Start DATA EXCERPT
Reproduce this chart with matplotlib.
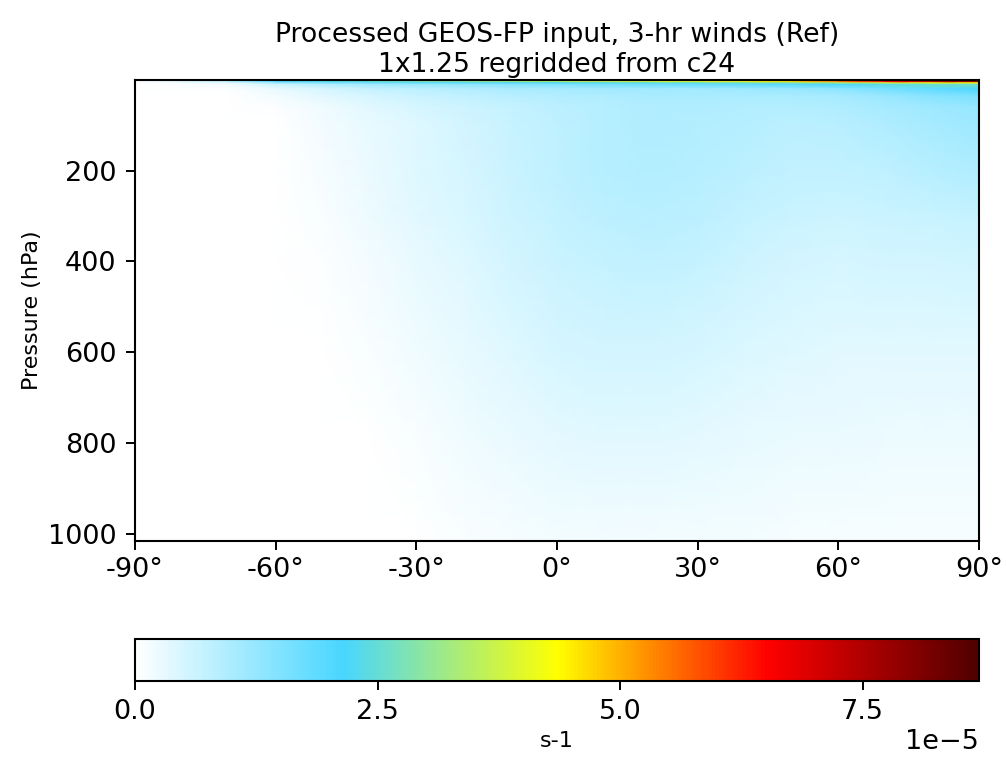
import matplotlib
matplotlib.use("Agg")
import matplotlib.pyplot as plt
import numpy as np
from matplotlib.colors import LinearSegmentedColormap

# zonal mean field, in units of 1e-5 s-1
lats = [-90, -70, -60, -50, -40, -30, -20, -10, 0, 10, 20, 30, 40, 50, 60, 70, 80, 90]
levels = [0.01, 4.5, 7, 10, 20, 35, 60, 100, 200, 300, 400, 600, 800, 1015]

row_0 = [0, 1.0, 2.2, 2.5, 2.8, 3.1, 3.4, 3.7, 4.0, 4.2, 4.4, 4.6, 4.9, 5.4, 6.2, 7.3, 8.2, 8.7]
row_4 = [0, 0.8, 2.0, 2.3, 2.5, 2.7, 2.9, 3.1, 3.3, 3.5, 3.7, 3.9, 4.1, 4.6, 5.4, 6.5, 7.5, 8.0]
row_7 = [0, 0.4, 1.2, 1.5, 1.7, 1.9, 2.0, 2.1, 2.2, 2.3, 2.4, 2.5, 2.7, 2.9, 3.3, 3.8, 4.2, 4.4]
row_10 = [0, 0.15, 0.6, 0.9, 1.1, 1.2, 1.3, 1.4, 1.5, 1.6, 1.7, 1.8, 1.9, 2.0, 2.2, 2.4, 2.6, 2.7]
row_20 = [0, 0.05, 0.3, 0.5, 0.7, 0.8, 0.9, 1.0, 1.05, 1.1, 1.1, 1.1, 1.15, 1.2, 1.35, 1.6, 1.9, 2.1]
row_35 = [0, 0, 0.15, 0.35, 0.5, 0.62, 0.72, 0.82, 0.9, 0.95, 1.0, 1.0, 1.0, 1.0, 1.05, 1.2, 1.4, 1.55]
row_60 = [0, 0, 0.06, 0.2, 0.35, 0.48, 0.6, 0.7, 0.8, 0.88, 0.92, 0.92, 0.9, 0.9, 0.95, 1.05, 1.15, 1.25]
row_100 = [0, 0, 0.02, 0.14, 0.28, 0.4, 0.52, 0.66, 0.78, 0.88, 0.92, 0.9, 0.85, 0.8, 0.82, 0.92, 1.05, 1.15]
row_200 = [0, 0, 0, 0.12, 0.27, 0.38, 0.5, 0.62, 0.75, 0.86, 0.9, 0.88, 0.8, 0.72, 0.72, 0.76, 0.85, 0.92]
row_300 = [0, 0, 0, 0.08, 0.22, 0.34, 0.46, 0.58, 0.7, 0.8, 0.84, 0.8, 0.7, 0.62, 0.6, 0.62, 0.66, 0.7]
row_400 = [0, 0, 0, 0.04, 0.16, 0.28, 0.4, 0.52, 0.62, 0.7, 0.72, 0.68, 0.6, 0.52, 0.5, 0.52, 0.54, 0.56]
row_600 = [0, 0, 0, 0.01, 0.09, 0.19, 0.3, 0.4, 0.48, 0.52, 0.52, 0.49, 0.44, 0.38, 0.35, 0.34, 0.35, 0.35]
row_800 = [0, 0, 0, 0, 0.03, 0.1, 0.18, 0.26, 0.32, 0.35, 0.35, 0.33, 0.3, 0.26, 0.24, 0.23, 0.23, 0.23]
row_1015 = [0, 0, 0, 0, 0, 0.03, 0.07, 0.12, 0.15, 0.16, 0.16, 0.16, 0.15, 0.13, 0.12, 0.12, 0.12, 0.12]

vmax = 8.7e-5
xticks = [-90, -60, -30, 0, 30, 60, 90]
xticklabels = ["-90°", "-60°", "-30°", "0°", "30°", "60°", "90°"]
yticks = [200, 400, 600, 800, 1000]
cbar_ticks = [0, 2.5e-5, 5e-5, 7.5e-5]

# white -> blue -> green -> yellow -> red
cmap = LinearSegmentedColormap.from_list("wh_bl_gr_yl_rd", [
    (0.0, "#ffffff"),
    (0.246, "#48d6ff"),
    (0.5, "#ffff00"),
    (0.61, "#ff8c00"),
    (0.75, "#ff0000"),
    (1.0, "#500000"),
])

rows = [row_0, row_4, row_7, row_10, row_20, row_35, row_60, row_100, row_200,
        row_300, row_400, row_600, row_800, row_1015]
field = np.array(rows) * 1e-5
X, Y = np.meshgrid(lats, levels)

fig = plt.figure(figsize=(10.06, 7.64), dpi=100)
ax = fig.add_axes([0.1342, 0.2923, 0.8390, 0.6031])
cax = fig.add_axes([0.1342, 0.1086, 0.8390, 0.055])

mesh = ax.pcolormesh(X, Y, field, cmap=cmap, vmin=0, vmax=vmax, shading="gouraud")
ax.set_xlim(-90, 90)
ax.set_ylim(1015, 0.01)
ax.set_xticks(xticks)
ax.set_xticklabels(xticklabels)
ax.set_yticks(yticks)
ax.tick_params(labelsize=19.5, width=1.4, length=6.5)
ax.tick_params(axis="x", pad=5.5)
ax.tick_params(axis="y", pad=7)
ax.set_ylabel("Pressure (hPa)", fontsize=16)
ax.set_title("Processed GEOS-FP input, 3-hr winds (Ref)\n1x1.25 regridded from c24",
             fontsize=19.2)
for sp in ax.spines.values():
    sp.set_linewidth(1.5)

cb = fig.colorbar(mesh, cax=cax, orientation="horizontal")
cb.set_ticks(cbar_ticks)
cb.ax.tick_params(labelsize=19.5, width=1.4, length=6.5, pad=6.5)
cb.ax.xaxis.get_offset_text().set_fontsize(19.5)
cb.set_label("s-1", fontsize=16)
cb.outline.set_linewidth(1.5)

fig.savefig("out.png", dpi=100)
End DATA EXCERPT
YOUR INSTRUCTIONS:
Do not copy the pictures, but repeat every line exactly.

THE OUTPUT:
Reproduce this chart with matplotlib.
import matplotlib
matplotlib.use("Agg")
import matplotlib.pyplot as plt
import numpy as np
from matplotlib.colors import LinearSegmentedColormap

# zonal mean field, in units of 1e-5 s-1
lats = [-90, -70, -60, -50, -40, -30, -20, -10, 0, 10, 20, 30, 40, 50, 60, 70, 80, 90]
levels = [0.01, 4.5, 7, 10, 20, 35, 60, 100, 200, 300, 400, 600, 800, 1015]

row_0 = [0, 1.0, 2.2, 2.5, 2.8, 3.1, 3.4, 3.7, 4.0, 4.2, 4.4, 4.6, 4.9, 5.4, 6.2, 7.3, 8.2, 8.7]
row_4 = [0, 0.8, 2.0, 2.3, 2.5, 2.7, 2.9, 3.1, 3.3, 3.5, 3.7, 3.9, 4.1, 4.6, 5.4, 6.5, 7.5, 8.0]
row_7 = [0, 0.4, 1.2, 1.5, 1.7, 1.9, 2.0, 2.1, 2.2, 2.3, 2.4, 2.5, 2.7, 2.9, 3.3, 3.8, 4.2, 4.4]
row_10 = [0, 0.15, 0.6, 0.9, 1.1, 1.2, 1.3, 1.4, 1.5, 1.6, 1.7, 1.8, 1.9, 2.0, 2.2, 2.4, 2.6, 2.7]
row_20 = [0, 0.05, 0.3, 0.5, 0.7, 0.8, 0.9, 1.0, 1.05, 1.1, 1.1, 1.1, 1.15, 1.2, 1.35, 1.6, 1.9, 2.1]
row_35 = [0, 0, 0.15, 0.35, 0.5, 0.62, 0.72, 0.82, 0.9, 0.95, 1.0, 1.0, 1.0, 1.0, 1.05, 1.2, 1.4, 1.55]
row_60 = [0, 0, 0.06, 0.2, 0.35, 0.48, 0.6, 0.7, 0.8, 0.88, 0.92, 0.92, 0.9, 0.9, 0.95, 1.05, 1.15, 1.25]
row_100 = [0, 0, 0.02, 0.14, 0.28, 0.4, 0.52, 0.66, 0.78, 0.88, 0.92, 0.9, 0.85, 0.8, 0.82, 0.92, 1.05, 1.15]
row_200 = [0, 0, 0, 0.12, 0.27, 0.38, 0.5, 0.62, 0.75, 0.86, 0.9, 0.88, 0.8, 0.72, 0.72, 0.76, 0.85, 0.92]
row_300 = [0, 0, 0, 0.08, 0.22, 0.34, 0.46, 0.58, 0.7, 0.8, 0.84, 0.8, 0.7, 0.62, 0.6, 0.62, 0.66, 0.7]
row_400 = [0, 0, 0, 0.04, 0.16, 0.28, 0.4, 0.52, 0.62, 0.7, 0.72, 0.68, 0.6, 0.52, 0.5, 0.52, 0.54, 0.56]
row_600 = [0, 0, 0, 0.01, 0.09, 0.19, 0.3, 0.4, 0.48, 0.52, 0.52, 0.49, 0.44, 0.38, 0.35, 0.34, 0.35, 0.35]
row_800 = [0, 0, 0, 0, 0.03, 0.1, 0.18, 0.26, 0.32, 0.35, 0.35, 0.33, 0.3, 0.26, 0.24, 0.23, 0.23, 0.23]
row_1015 = [0, 0, 0, 0, 0, 0.03, 0.07, 0.12, 0.15, 0.16, 0.16, 0.16, 0.15, 0.13, 0.12, 0.12, 0.12, 0.12]

vmax = 8.7e-5
xticks = [-90, -60, -30, 0, 30, 60, 90]
xticklabels = ["-90°", "-60°", "-30°", "0°", "30°", "60°", "90°"]
yticks = [200, 400, 600, 800, 1000]
cbar_ticks = [0, 2.5e-5, 5e-5, 7.5e-5]

# white -> blue -> green -> yellow -> red
cmap = LinearSegmentedColormap.from_list("wh_bl_gr_yl_rd", [
    (0.0, "#ffffff"),
    (0.246, "#48d6ff"),
    (0.5, "#ffff00"),
    (0.61, "#ff8c00"),
    (0.75, "#ff0000"),
    (1.0, "#500000"),
])

rows = [row_0, row_4, row_7, row_10, row_20, row_35, row_60, row_100, row_200,
        row_300, row_400, row_600, row_800, row_1015]
field = np.array(rows) * 1e-5
X, Y = np.meshgrid(lats, levels)

fig = plt.figure(figsize=(10.06, 7.64), dpi=100)
ax = fig.add_axes([0.1342, 0.2923, 0.8390, 0.6031])
cax = fig.add_axes([0.1342, 0.1086, 0.8390, 0.055])

mesh = ax.pcolormesh(X, Y, field, cmap=cmap, vmin=0, vmax=vmax, shading="gouraud")
ax.set_xlim(-90, 90)
ax.set_ylim(1015, 0.01)
ax.set_xticks(xticks)
ax.set_xticklabels(xticklabels)
ax.set_yticks(yticks)
ax.tick_params(labelsize=19.5, width=1.4, length=6.5)
ax.tick_params(axis="x", pad=5.5)
ax.tick_params(axis="y", pad=7)
ax.set_ylabel("Pressure (hPa)", fontsize=16)
ax.set_title("Processed GEOS-FP input, 3-hr winds (Ref)\n1x1.25 regridded from c24",
             fontsize=19.2)
for sp in ax.spines.values():
    sp.set_linewidth(1.5)

cb = fig.colorbar(mesh, cax=cax, orientation="horizontal")
cb.set_ticks(cbar_ticks)
cb.ax.tick_params(labelsize=19.5, width=1.4, length=6.5, pad=6.5)
cb.ax.xaxis.get_offset_text().set_fontsize(19.5)
cb.set_label("s-1", fontsize=16)
cb.outline.set_linewidth(1.5)

fig.savefig("out.png", dpi=100)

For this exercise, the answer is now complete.